Perhaps we could say the same about anti-nuclear and anti-war demonstrations. It is now nearly fifty years since the beginning of the nuclear pacifist movement and it has had no effect on the nuclear policies of nation-states. Whenever this point is made, we hear evasive answers of the kind that ‘oh, but the abolition of slavery took a long time’. That no better answer is given surely suggests that the real purpose of anti-nuke demos is not at all to affect the actions of the State. If someone goes on looking for something in the same place when it’s clear that the object is not there, then we don’t have to be a Freudian to suspect that this is some kind of displacement-activity. So if folks go on doing something which is said to be for some aim, but that aim is never got near, then surely summat else is going on.

A demonstration is a showing of concern; it is about promoting the illusion that we already live in a world where popular action is effective; it is about the fundamental benignity of the capitalist State. To see what I meant by the last: compare the actions of anti-nuclear activists with those of the Animal Righters. The latter have used physical terror against scientists and others involved in animal experiments. The harm done by experimentation on animals is insignificant compared to that which would result from the use of nukes (unless you are one of those imbeciles who value animals over humans !); yet there has been no proportionate use of terrorist methods to further nuclear pacifism. Such would involve quite unprecedented violence against the families of scientists and others involved in nuclear weapons. This has not happened because:
1) Anti-nuke activists have not the stomach for it (it would involve terror which would be literally stomach-churning).
2) It is hard to imagine that there would be enough prepared to risk death or life imprisonment to make it effective
3) It would lead to unprecedented reprisals as the Warfare State protected itself.
4) It would anger the mass of the population who tend to identify their own interests with that of their national Warfare States.
5) The only possible road to abolition of nukes is through a massive political transformation: the whole tradition of nuclear pacifism comes from bourgeois reformism. It is a displacement of politics onto moralism.

But given the nature of the Warfare State it is absurd to imagine that its policies will be changed by a group of good folk singing songs, waving placards and occasionally trashing a war-plane. Remember that demo against the imperialist attack on Iraq back in February ’03? Its effect? Fuck-all.
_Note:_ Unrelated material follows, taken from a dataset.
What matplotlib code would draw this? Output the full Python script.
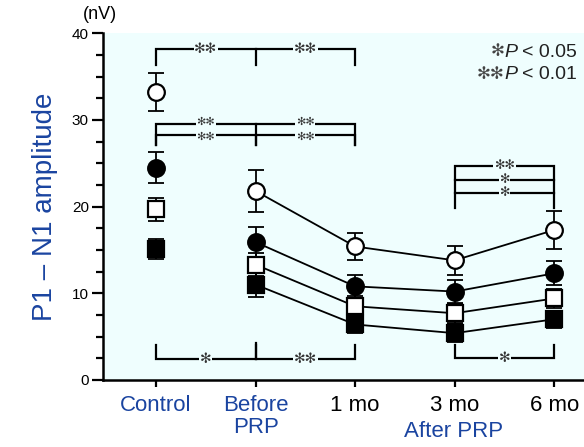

So, on this view, demonstrations actually are effective in what they are really about: rituals of the culture of the alternistas, affirmations of the caring nature of the demonstrators and the basic goodness of the world that they are in. To return to the comparison with the abolition of slavery. There were lots of good folk in the USA in the decades preceding the Civil War who agitated for the abolition of slavery. But it was the terrorism of John Brown which was effective in realising that aim.